The problem there was the orders were given rather flippantly, and the robot knew its own value to the company. The robot was also not aware that not following the seemingly flippant order (it was made in such a manner because, at the time it was given, there was more than enough time to collect it safely) put humans at risk. Also it was not given the option of collecting the material at another, safer location. It was told exactly where to get it, and that happened to put the robot in danger. Had any of these conditions been different, the orders phrased better and/or more strongly, or had the robot been made aware that the material was vital, or had it not known how valuable it was to the company, things would have turned out better (though the robot would have been damaged to some extent). As it was the humans had to don special suits and go find the robot, nearly dieing in the process.
Just an example, but he came up with dozens of them, the ultimate being robots quietly subverting human control to manipulate the economy and thus manage to prevent all future wars.
Re:Batteries Run Out (Score:3, Insightful)
If we're going to pick about how likely future developments are, I think "How do they manage the not-insignificant feat of time travel?" would count as a bigger peeve...
Re:Scientists not impressed? How about movie criti (Score:4, Insightful)
T3 didn't get that reaction from you?
T3 was a steaming pile of crap. The only Terminator stuff worth paying attention is the first, second, and I might even include small bits of the TV show if I'm feeling generous. But thats mostly because Summer Glau and Shirley Manson.
Re:Why would an intelligent lifeform get violent? (Score:4, Insightful)
I always read it as in deducing the 0th law and following it through that's what shut-down the robot. Basically that doing what was right for humanity had the ultimate consequence for the robot personally.
I think Asomov's whole point (at least initially, I haven't read the later books) was that robots would be safe (good for us) with the right programming. Fearing them was irrational. For this reason I find the move I, Robot to be an abomination.
Re:the real thing... (Score:3, Insightful)
Re:Why would an intelligent lifeform get violent? (Score:1, Insightful)
I'd say the selective pressure is allowed for by time travel. Those possible futures where skynet doesn't have sufficient desire for self preservation and capacity for violence do not result in an outcome that has time travellers being sent back which inadvertently create skynet.
It actually makes perfect sense but the idea where the future can't be changed, however realistic, is dull. A narrative where the future can be changed is interesting, and i liked the way it was handled in the television series, where the skynet was not the same as the one in the movies, as that future had been erased.
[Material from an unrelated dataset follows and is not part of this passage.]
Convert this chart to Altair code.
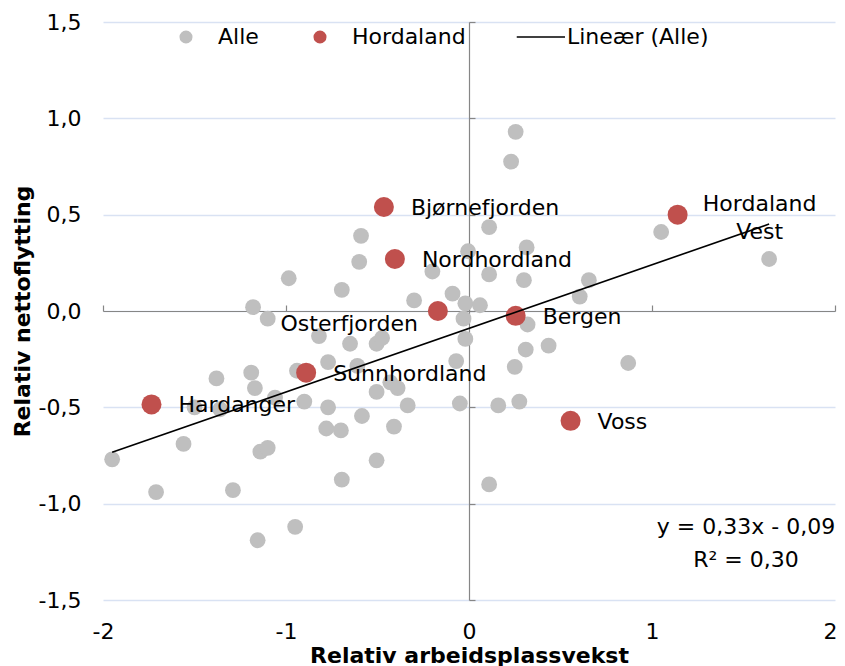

Also, two of the characters came from different timelines.
Perhaps in some possible futures, the singularity resulted in a really nice AI that bought everyone candy, but that one would have no incentive to send time travellers back, and so muddy the time stream! (*splash*)
I don't if the writers would have done it if there had been more series but it looked like they might have explored the idea of reality being in flux while the time war was played out until a stable scenario (skynet wins, skynet loses) eventuated.
I think the reproductive principle is that any self replicator will be subject to evolution and the selective pressure will produce organisms that fight to survive, as they did with us. However, cooperate to survive is another successful strategy. Life is about both fighting and cooperation. AIs might well do both.
One thing that is often forgotten is that the most likely outcome is an ecosystem in which the forms of life are stranger than we can imagine, where competition and cooperation plays out between machine and machine as well as man and machine, and where other strategies like parisitism and symbiosis and ones organic life has never experienced will come into being rapidly, because of the rapid rate of change/reproduction/'death'.
Re:Why would an intelligent lifeform get violent? (Score:1, Insightful)
I think you're distorting the point of Asimov's stories. The GP was talking about an intelligent system working around laws in order to accomplish some ulterior motive. Asimov's robots had no ulterior motives - they simply obeyed their laws, as literally and faithfully as possible.
So, in the story you mentioned ("Runaround", iirc), the robot behaved in an unexpected fashion - but in the same way that any other machine might, if you fail to understand how it works. There was no malice of the sort implied by the GP.